• _TASK PROMPT_
Retype all of the listing exactly, passing over any picture you find.

%%

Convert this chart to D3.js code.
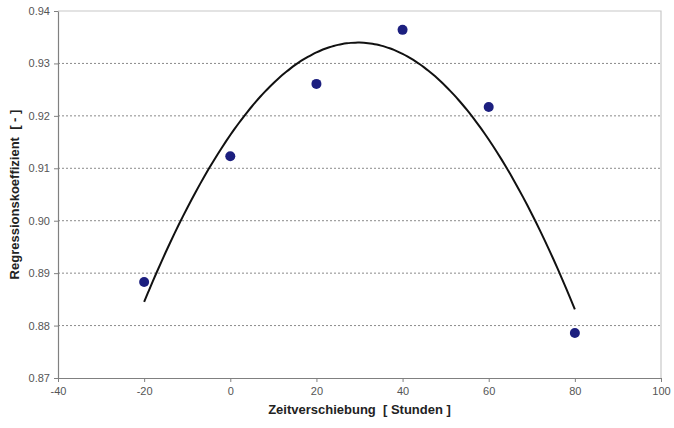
<!DOCTYPE html>
<html>
<head>
<meta charset="utf-8">
<script src="https://cdn.jsdelivr.net/npm/d3@7"></script>
<style>
  html, body { margin: 0; padding: 0; background: #fff; }
  svg { display: block; font-family: "Liberation Sans", Arial, sans-serif; }
</style>
</head>
<body>
<svg id="chart" width="674" height="428"></svg>
<script>
// Time shift in hours and the regression coefficient measured at each shift
const shiftHours = [-20, 0, 20, 40, 60, 80];
const coefficients = [0.8883, 0.9123, 0.9261, 0.9364, 0.9217, 0.8786];

const xTicks = [-40, -20, 0, 20, 40, 60, 80, 100];
const yTicks = [0.87, 0.88, 0.89, 0.90, 0.91, 0.92, 0.93, 0.94];

const xTitle = "Zeitverschiebung  [ Stunden ]";
const yTitle = "Regressionskoeffizient  [ - ]";

const svg = d3.select("#chart");
const m = { left: 58, right: 13, top: 11, bottom: 50 };
const W = 674, H = 428;

const x = d3.scaleLinear().domain([-40, 100]).range([m.left, W - m.right]);
const y = d3.scaleLinear().domain([0.87, 0.94]).range([H - m.bottom, m.top]);

// Horizontal dotted gridlines
svg.append("g")
  .selectAll("line")
  .data(yTicks.slice(1, -1))
  .join("line")
  .attr("x1", x(-40)).attr("x2", x(100))
  .attr("y1", d => y(d)).attr("y2", d => y(d))
  .attr("stroke", "#8a8a8a")
  .attr("stroke-width", 1)
  .attr("stroke-dasharray", "2,2");

// Light frame on top and right
svg.append("path")
  .attr("d", `M${x(-40)},${y(0.94)}H${x(100)}V${y(0.87)}`)
  .attr("fill", "none")
  .attr("stroke", "#c8c8c8")
  .attr("stroke-width", 1.2);

// Axes (plain hyphen for negative labels)
const xAxis = svg.append("g")
  .attr("transform", `translate(0,${y(0.87)})`)
  .call(d3.axisBottom(x).tickValues(xTicks).tickSize(4).tickSizeOuter(0).tickFormat(d => String(d)));
const yAxis = svg.append("g")
  .attr("transform", `translate(${x(-40)},0)`)
  .call(d3.axisLeft(y).tickValues(yTicks).tickSize(4).tickSizeOuter(0).tickFormat(d => d.toFixed(2)));

[xAxis, yAxis].forEach(g => {
  g.select(".domain").attr("stroke", "#808080").attr("stroke-width", 1.2);
  g.selectAll(".tick line").attr("stroke", "#808080");
  g.selectAll(".tick text")
    .attr("fill", "#555")
    .style("font-size", "11px")
    .style("font-family", "'Liberation Sans', Arial, sans-serif");
});
xAxis.selectAll(".tick text").attr("dy", "0.95em");
yAxis.selectAll(".tick text").attr("x", -8);

// Second-order polynomial least-squares trend through the measurements
function quadFit(xs, ys) {
  const n = xs.length;
  let s = [0, 0, 0, 0, 0], t = [0, 0, 0];
  for (let i = 0; i < n; i++) {
    let p = 1;
    for (let k = 0; k <= 4; k++) { s[k] += p; if (k <= 2) t[k] += p * ys[i]; p *= xs[i]; }
  }
  const A = [[s[0], s[1], s[2], t[0]], [s[1], s[2], s[3], t[1]], [s[2], s[3], s[4], t[2]]];
  for (let c = 0; c < 3; c++) {
    for (let r = c + 1; r < 3; r++) {
      const f = A[r][c] / A[c][c];
      for (let k = c; k < 4; k++) A[r][k] -= f * A[c][k];
    }
  }
  const coef = [0, 0, 0];
  for (let r = 2; r >= 0; r--) {
    let v = A[r][3];
    for (let k = r + 1; k < 3; k++) v -= A[r][k] * coef[k];
    coef[r] = v / A[r][r];
  }
  return xv => coef[0] + coef[1] * xv + coef[2] * xv * xv;
}
const trend = quadFit(shiftHours, coefficients);
const trendX = d3.range(-20, 80.01, 1);
svg.append("path")
  .datum(trendX)
  .attr("d", d3.line().x(d => x(d)).y(d => y(trend(d))).curve(d3.curveBasis))
  .attr("fill", "none")
  .attr("stroke", "#111")
  .attr("stroke-width", 2);

// Measured points
svg.append("g")
  .selectAll("circle")
  .data(shiftHours.map((h, i) => [h, coefficients[i]]))
  .join("circle")
  .attr("cx", d => x(d[0]))
  .attr("cy", d => y(d[1]))
  .attr("r", 5)
  .attr("fill", "#1c1f7f");

// Axis titles
svg.append("text")
  .attr("x", (x(-40) + x(100)) / 2).attr("y", 414)
  .attr("text-anchor", "middle")
  .style("font-size", "13px").style("font-weight", "bold")
  .attr("fill", "#222")
  .attr("xml:space", "preserve")
  .text(xTitle);
svg.append("text")
  .attr("transform", `translate(19,${(y(0.87) + y(0.94)) / 2}) rotate(-90)`)
  .attr("text-anchor", "middle")
  .style("font-size", "13px").style("font-weight", "bold")
  .attr("fill", "#222")
  .attr("xml:space", "preserve")
  .text(yTitle);
</script>
</body>
</html>
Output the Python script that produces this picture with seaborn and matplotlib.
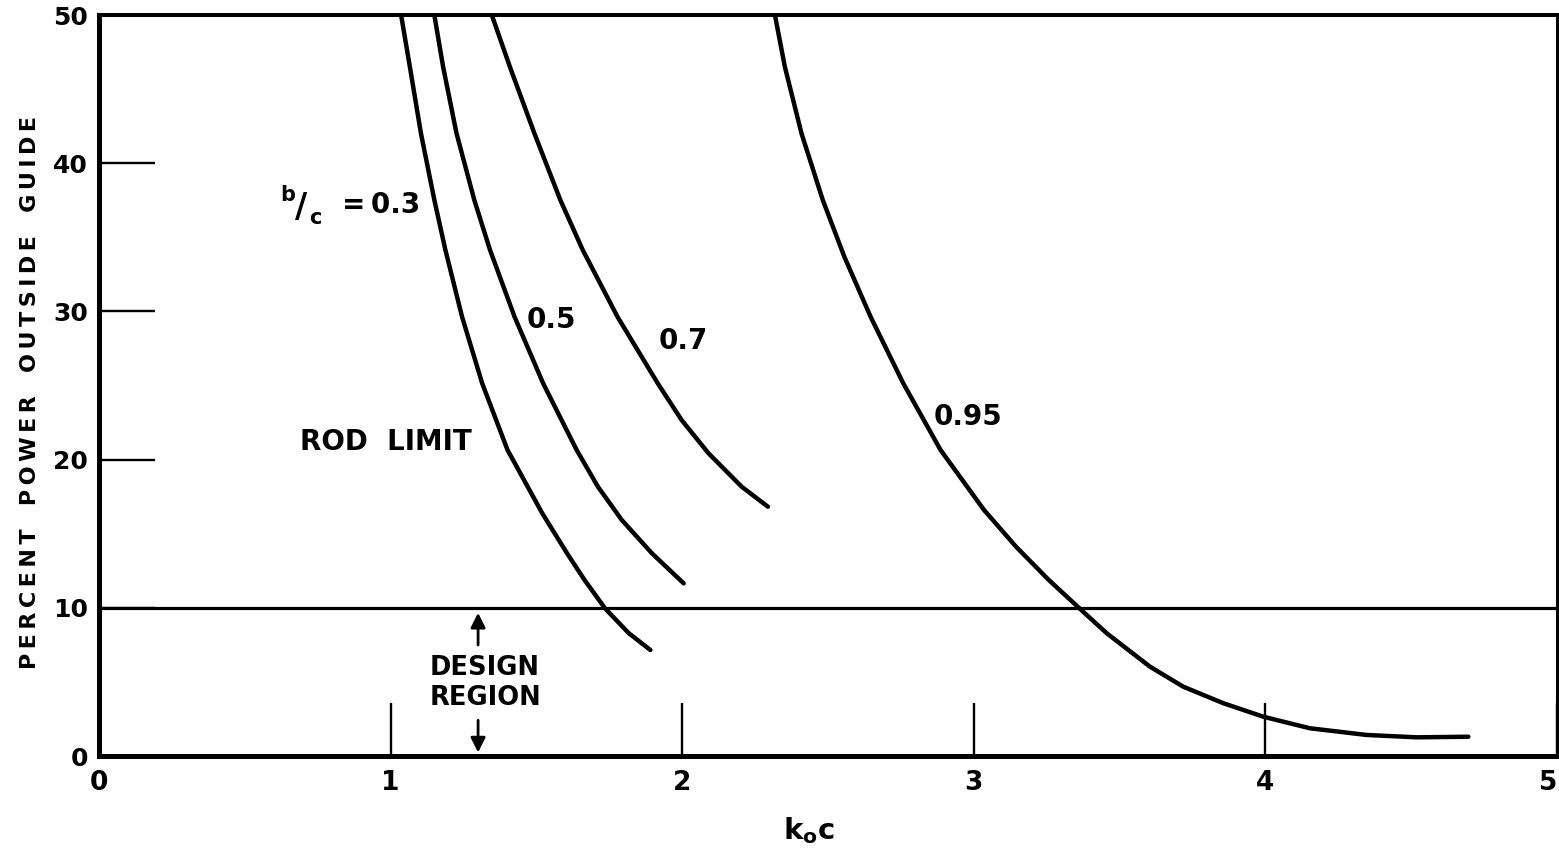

%%

• _CORRECT OUTPUT_
Convert this chart to D3.js code.
<!DOCTYPE html>
<html>
<head>
<meta charset="utf-8">
<script src="https://cdn.jsdelivr.net/npm/d3@7"></script>
<style>
  html, body { margin: 0; padding: 0; background: #fff; }
  svg { display: block; font-family: "Liberation Sans", Arial, sans-serif; }
</style>
</head>
<body>
<svg id="chart" width="674" height="428"></svg>
<script>
// Time shift in hours and the regression coefficient measured at each shift
const shiftHours = [-20, 0, 20, 40, 60, 80];
const coefficients = [0.8883, 0.9123, 0.9261, 0.9364, 0.9217, 0.8786];

const xTicks = [-40, -20, 0, 20, 40, 60, 80, 100];
const yTicks = [0.87, 0.88, 0.89, 0.90, 0.91, 0.92, 0.93, 0.94];

const xTitle = "Zeitverschiebung  [ Stunden ]";
const yTitle = "Regressionskoeffizient  [ - ]";

const svg = d3.select("#chart");
const m = { left: 58, right: 13, top: 11, bottom: 50 };
const W = 674, H = 428;

const x = d3.scaleLinear().domain([-40, 100]).range([m.left, W - m.right]);
const y = d3.scaleLinear().domain([0.87, 0.94]).range([H - m.bottom, m.top]);

// Horizontal dotted gridlines
svg.append("g")
  .selectAll("line")
  .data(yTicks.slice(1, -1))
  .join("line")
  .attr("x1", x(-40)).attr("x2", x(100))
  .attr("y1", d => y(d)).attr("y2", d => y(d))
  .attr("stroke", "#8a8a8a")
  .attr("stroke-width", 1)
  .attr("stroke-dasharray", "2,2");

// Light frame on top and right
svg.append("path")
  .attr("d", `M${x(-40)},${y(0.94)}H${x(100)}V${y(0.87)}`)
  .attr("fill", "none")
  .attr("stroke", "#c8c8c8")
  .attr("stroke-width", 1.2);

// Axes (plain hyphen for negative labels)
const xAxis = svg.append("g")
  .attr("transform", `translate(0,${y(0.87)})`)
  .call(d3.axisBottom(x).tickValues(xTicks).tickSize(4).tickSizeOuter(0).tickFormat(d => String(d)));
const yAxis = svg.append("g")
  .attr("transform", `translate(${x(-40)},0)`)
  .call(d3.axisLeft(y).tickValues(yTicks).tickSize(4).tickSizeOuter(0).tickFormat(d => d.toFixed(2)));

[xAxis, yAxis].forEach(g => {
  g.select(".domain").attr("stroke", "#808080").attr("stroke-width", 1.2);
  g.selectAll(".tick line").attr("stroke", "#808080");
  g.selectAll(".tick text")
    .attr("fill", "#555")
    .style("font-size", "11px")
    .style("font-family", "'Liberation Sans', Arial, sans-serif");
});
xAxis.selectAll(".tick text").attr("dy", "0.95em");
yAxis.selectAll(".tick text").attr("x", -8);

// Second-order polynomial least-squares trend through the measurements
function quadFit(xs, ys) {
  const n = xs.length;
  let s = [0, 0, 0, 0, 0], t = [0, 0, 0];
  for (let i = 0; i < n; i++) {
    let p = 1;
    for (let k = 0; k <= 4; k++) { s[k] += p; if (k <= 2) t[k] += p * ys[i]; p *= xs[i]; }
  }
  const A = [[s[0], s[1], s[2], t[0]], [s[1], s[2], s[3], t[1]], [s[2], s[3], s[4], t[2]]];
  for (let c = 0; c < 3; c++) {
    for (let r = c + 1; r < 3; r++) {
      const f = A[r][c] / A[c][c];
      for (let k = c; k < 4; k++) A[r][k] -= f * A[c][k];
    }
  }
  const coef = [0, 0, 0];
  for (let r = 2; r >= 0; r--) {
    let v = A[r][3];
    for (let k = r + 1; k < 3; k++) v -= A[r][k] * coef[k];
    coef[r] = v / A[r][r];
  }
  return xv => coef[0] + coef[1] * xv + coef[2] * xv * xv;
}
const trend = quadFit(shiftHours, coefficients);
const trendX = d3.range(-20, 80.01, 1);
svg.append("path")
  .datum(trendX)
  .attr("d", d3.line().x(d => x(d)).y(d => y(trend(d))).curve(d3.curveBasis))
  .attr("fill", "none")
  .attr("stroke", "#111")
  .attr("stroke-width", 2);

// Measured points
svg.append("g")
  .selectAll("circle")
  .data(shiftHours.map((h, i) => [h, coefficients[i]]))
  .join("circle")
  .attr("cx", d => x(d[0]))
  .attr("cy", d => y(d[1]))
  .attr("r", 5)
  .attr("fill", "#1c1f7f");

// Axis titles
svg.append("text")
  .attr("x", (x(-40) + x(100)) / 2).attr("y", 414)
  .attr("text-anchor", "middle")
  .style("font-size", "13px").style("font-weight", "bold")
  .attr("fill", "#222")
  .attr("xml:space", "preserve")
  .text(xTitle);
svg.append("text")
  .attr("transform", `translate(19,${(y(0.87) + y(0.94)) / 2}) rotate(-90)`)
  .attr("text-anchor", "middle")
  .style("font-size", "13px").style("font-weight", "bold")
  .attr("fill", "#222")
  .attr("xml:space", "preserve")
  .text(yTitle);
</script>
</body>
</html>
Output the Python script that produces this picture with seaborn and matplotlib.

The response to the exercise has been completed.